Aim
Each line from the beginning of the data below through the line containing "W, H = 750, 876" should be repeated exactly, please.

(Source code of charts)
********************
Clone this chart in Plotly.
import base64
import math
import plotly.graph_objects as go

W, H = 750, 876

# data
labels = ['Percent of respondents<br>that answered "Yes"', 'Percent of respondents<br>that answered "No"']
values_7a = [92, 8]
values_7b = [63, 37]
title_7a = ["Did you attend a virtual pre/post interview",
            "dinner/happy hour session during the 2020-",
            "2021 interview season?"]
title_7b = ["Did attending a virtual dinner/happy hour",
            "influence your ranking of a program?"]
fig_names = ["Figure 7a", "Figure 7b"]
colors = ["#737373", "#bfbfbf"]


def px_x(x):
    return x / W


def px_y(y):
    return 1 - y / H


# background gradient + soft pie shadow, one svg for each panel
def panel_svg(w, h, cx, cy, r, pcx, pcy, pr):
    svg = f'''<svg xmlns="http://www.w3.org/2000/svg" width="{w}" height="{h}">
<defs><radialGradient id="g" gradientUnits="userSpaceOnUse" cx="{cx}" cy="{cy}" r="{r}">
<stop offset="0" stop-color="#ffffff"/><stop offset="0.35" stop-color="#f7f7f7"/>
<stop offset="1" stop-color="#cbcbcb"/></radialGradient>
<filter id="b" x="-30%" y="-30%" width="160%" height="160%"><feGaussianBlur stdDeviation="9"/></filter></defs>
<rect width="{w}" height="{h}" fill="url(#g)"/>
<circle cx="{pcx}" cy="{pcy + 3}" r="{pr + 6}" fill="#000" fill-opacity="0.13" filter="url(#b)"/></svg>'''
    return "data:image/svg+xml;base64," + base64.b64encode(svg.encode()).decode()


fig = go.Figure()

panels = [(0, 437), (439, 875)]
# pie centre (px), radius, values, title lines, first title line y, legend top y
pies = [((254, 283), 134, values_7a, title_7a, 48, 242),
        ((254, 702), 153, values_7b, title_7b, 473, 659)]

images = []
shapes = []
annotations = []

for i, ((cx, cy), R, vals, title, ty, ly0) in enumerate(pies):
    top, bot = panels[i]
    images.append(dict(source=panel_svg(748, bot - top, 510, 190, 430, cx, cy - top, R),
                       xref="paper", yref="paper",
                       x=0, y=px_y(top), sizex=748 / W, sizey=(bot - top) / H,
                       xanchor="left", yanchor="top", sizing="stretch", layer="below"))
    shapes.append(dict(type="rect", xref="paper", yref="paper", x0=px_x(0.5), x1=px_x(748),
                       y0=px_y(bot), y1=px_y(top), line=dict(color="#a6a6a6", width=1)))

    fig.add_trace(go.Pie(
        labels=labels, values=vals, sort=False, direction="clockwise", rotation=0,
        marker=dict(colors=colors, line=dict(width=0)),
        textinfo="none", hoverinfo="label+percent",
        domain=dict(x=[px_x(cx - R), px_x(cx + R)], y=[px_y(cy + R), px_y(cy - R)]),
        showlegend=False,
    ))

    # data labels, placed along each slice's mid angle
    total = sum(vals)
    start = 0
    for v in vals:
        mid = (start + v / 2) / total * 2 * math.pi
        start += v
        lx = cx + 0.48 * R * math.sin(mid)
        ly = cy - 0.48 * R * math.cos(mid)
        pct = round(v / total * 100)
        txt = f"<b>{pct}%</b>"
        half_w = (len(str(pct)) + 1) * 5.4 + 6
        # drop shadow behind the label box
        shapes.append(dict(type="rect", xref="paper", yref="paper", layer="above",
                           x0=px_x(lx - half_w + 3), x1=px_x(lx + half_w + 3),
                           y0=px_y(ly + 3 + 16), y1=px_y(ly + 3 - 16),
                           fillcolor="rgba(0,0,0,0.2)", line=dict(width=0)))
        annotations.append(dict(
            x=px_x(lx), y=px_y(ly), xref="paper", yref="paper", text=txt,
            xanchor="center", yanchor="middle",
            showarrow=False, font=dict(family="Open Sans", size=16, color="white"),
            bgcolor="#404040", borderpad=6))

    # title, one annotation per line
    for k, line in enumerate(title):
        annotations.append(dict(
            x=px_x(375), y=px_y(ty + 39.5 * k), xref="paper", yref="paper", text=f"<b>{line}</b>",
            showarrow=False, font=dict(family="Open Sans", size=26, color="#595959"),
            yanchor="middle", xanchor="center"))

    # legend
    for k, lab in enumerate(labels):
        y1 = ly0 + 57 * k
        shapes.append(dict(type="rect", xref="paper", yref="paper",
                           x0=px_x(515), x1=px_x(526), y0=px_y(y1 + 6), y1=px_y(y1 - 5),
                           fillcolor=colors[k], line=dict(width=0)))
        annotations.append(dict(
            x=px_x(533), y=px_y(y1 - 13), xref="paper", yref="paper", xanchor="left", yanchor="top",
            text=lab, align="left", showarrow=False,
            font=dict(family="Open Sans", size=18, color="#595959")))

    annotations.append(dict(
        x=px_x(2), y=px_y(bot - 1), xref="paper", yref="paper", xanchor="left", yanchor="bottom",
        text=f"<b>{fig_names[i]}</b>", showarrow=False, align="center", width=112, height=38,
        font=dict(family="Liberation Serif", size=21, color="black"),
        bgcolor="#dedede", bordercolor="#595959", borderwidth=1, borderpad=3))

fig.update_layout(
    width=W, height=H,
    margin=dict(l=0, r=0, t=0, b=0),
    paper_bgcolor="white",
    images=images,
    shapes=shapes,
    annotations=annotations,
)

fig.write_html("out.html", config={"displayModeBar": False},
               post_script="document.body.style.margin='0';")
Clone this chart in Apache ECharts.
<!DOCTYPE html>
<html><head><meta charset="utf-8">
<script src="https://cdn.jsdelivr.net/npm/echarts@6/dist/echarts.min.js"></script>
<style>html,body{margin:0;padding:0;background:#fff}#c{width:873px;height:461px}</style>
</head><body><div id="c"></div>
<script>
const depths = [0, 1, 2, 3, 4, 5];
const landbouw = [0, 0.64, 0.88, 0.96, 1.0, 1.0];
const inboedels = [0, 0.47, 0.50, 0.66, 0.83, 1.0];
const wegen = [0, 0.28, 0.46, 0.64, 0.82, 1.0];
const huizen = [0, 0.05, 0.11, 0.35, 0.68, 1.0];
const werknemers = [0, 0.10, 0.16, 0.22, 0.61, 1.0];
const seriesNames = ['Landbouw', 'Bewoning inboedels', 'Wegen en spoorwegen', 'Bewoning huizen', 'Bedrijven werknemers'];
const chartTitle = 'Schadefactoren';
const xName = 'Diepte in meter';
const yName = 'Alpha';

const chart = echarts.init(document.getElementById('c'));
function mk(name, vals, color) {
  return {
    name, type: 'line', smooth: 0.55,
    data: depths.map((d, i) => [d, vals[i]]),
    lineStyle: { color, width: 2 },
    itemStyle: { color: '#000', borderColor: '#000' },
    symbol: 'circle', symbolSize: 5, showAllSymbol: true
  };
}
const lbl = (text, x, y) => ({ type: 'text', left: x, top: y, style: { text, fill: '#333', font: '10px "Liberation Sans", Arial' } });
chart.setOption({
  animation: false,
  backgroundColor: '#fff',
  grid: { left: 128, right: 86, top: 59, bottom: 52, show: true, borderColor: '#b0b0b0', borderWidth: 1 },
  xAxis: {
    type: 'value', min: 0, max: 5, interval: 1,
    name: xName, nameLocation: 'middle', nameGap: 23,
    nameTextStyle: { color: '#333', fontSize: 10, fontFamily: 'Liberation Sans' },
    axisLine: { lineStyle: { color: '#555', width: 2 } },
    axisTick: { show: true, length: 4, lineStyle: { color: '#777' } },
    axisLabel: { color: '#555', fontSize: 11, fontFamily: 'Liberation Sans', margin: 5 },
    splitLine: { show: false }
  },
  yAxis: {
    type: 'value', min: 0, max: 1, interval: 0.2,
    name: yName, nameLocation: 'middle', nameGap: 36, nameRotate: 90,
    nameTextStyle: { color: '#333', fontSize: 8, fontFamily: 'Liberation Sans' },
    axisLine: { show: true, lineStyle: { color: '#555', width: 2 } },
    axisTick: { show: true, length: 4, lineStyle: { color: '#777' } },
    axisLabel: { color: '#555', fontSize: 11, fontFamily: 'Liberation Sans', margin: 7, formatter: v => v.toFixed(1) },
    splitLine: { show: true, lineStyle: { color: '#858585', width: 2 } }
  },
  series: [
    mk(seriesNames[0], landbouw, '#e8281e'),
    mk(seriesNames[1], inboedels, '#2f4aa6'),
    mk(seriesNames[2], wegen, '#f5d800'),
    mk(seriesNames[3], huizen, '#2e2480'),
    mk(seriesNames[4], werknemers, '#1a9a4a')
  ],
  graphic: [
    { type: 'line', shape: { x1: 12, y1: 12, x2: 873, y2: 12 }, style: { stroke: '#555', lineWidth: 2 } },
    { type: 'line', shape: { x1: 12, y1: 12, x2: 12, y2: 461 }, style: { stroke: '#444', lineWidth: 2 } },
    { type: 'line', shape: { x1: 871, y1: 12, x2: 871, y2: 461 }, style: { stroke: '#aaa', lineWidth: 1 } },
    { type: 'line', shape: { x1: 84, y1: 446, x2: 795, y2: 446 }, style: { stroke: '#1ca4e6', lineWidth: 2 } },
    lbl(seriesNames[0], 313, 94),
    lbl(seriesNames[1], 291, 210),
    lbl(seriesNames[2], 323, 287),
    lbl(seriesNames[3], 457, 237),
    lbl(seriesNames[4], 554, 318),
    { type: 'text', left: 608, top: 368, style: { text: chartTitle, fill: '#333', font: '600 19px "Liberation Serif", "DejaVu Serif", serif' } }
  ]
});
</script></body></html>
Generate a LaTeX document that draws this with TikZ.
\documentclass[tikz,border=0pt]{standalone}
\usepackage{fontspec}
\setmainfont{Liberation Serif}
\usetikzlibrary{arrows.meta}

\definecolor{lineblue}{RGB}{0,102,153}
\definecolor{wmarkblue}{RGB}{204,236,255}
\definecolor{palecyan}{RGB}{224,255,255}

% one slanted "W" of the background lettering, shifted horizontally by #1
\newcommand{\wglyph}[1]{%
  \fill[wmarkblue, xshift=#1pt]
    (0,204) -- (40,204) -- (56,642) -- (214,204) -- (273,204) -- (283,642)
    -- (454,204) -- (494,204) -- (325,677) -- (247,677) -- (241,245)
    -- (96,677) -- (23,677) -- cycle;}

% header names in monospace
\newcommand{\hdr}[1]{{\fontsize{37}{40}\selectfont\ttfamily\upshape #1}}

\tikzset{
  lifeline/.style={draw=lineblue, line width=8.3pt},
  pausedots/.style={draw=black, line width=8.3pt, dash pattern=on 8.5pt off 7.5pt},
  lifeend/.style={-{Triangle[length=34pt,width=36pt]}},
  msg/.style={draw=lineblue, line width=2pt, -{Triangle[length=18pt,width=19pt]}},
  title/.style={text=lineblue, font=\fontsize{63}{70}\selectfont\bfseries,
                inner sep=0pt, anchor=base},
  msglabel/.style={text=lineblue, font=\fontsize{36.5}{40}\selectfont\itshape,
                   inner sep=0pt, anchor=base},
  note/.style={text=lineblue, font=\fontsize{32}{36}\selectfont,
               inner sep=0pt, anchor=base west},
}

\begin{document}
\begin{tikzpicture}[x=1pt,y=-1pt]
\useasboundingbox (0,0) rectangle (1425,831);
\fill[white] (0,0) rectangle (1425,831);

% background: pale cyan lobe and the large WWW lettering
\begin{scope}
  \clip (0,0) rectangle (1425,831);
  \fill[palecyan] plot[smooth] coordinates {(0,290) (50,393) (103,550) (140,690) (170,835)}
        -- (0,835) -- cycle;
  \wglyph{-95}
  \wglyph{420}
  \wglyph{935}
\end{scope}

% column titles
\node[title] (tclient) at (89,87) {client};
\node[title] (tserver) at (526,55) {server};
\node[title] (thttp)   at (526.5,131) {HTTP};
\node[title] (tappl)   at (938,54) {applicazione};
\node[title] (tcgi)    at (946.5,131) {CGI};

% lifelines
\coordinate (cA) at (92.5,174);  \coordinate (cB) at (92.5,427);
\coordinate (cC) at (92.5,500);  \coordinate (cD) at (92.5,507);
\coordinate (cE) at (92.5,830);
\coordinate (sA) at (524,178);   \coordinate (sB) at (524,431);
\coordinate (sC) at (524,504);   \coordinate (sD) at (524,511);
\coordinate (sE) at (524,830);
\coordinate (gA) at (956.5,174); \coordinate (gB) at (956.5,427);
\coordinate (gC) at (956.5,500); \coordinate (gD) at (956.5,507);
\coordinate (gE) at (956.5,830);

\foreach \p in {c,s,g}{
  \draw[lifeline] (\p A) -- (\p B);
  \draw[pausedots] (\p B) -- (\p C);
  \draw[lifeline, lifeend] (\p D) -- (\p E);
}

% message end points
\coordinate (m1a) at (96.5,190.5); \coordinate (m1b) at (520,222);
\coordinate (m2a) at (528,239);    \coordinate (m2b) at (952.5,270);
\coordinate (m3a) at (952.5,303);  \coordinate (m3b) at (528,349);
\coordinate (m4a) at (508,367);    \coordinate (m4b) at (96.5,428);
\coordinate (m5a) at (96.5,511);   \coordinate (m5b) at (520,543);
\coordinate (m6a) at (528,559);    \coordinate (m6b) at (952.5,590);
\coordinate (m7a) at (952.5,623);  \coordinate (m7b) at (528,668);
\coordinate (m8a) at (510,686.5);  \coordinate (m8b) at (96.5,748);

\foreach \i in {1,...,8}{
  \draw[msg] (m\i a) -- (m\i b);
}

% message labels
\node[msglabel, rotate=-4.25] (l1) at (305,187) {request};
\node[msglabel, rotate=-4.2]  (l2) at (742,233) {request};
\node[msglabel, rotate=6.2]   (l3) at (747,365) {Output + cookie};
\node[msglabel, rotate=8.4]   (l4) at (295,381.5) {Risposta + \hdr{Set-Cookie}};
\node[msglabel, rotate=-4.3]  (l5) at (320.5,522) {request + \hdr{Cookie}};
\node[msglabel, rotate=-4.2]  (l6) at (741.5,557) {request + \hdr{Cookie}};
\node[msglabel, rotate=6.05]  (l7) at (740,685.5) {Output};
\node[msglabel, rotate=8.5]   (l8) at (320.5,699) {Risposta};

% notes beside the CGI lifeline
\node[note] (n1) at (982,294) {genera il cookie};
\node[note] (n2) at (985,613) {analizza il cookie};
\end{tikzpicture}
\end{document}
********************
Result for this exercise
Clone this chart in Plotly.
import base64
import math
import plotly.graph_objects as go

W, H = 750, 876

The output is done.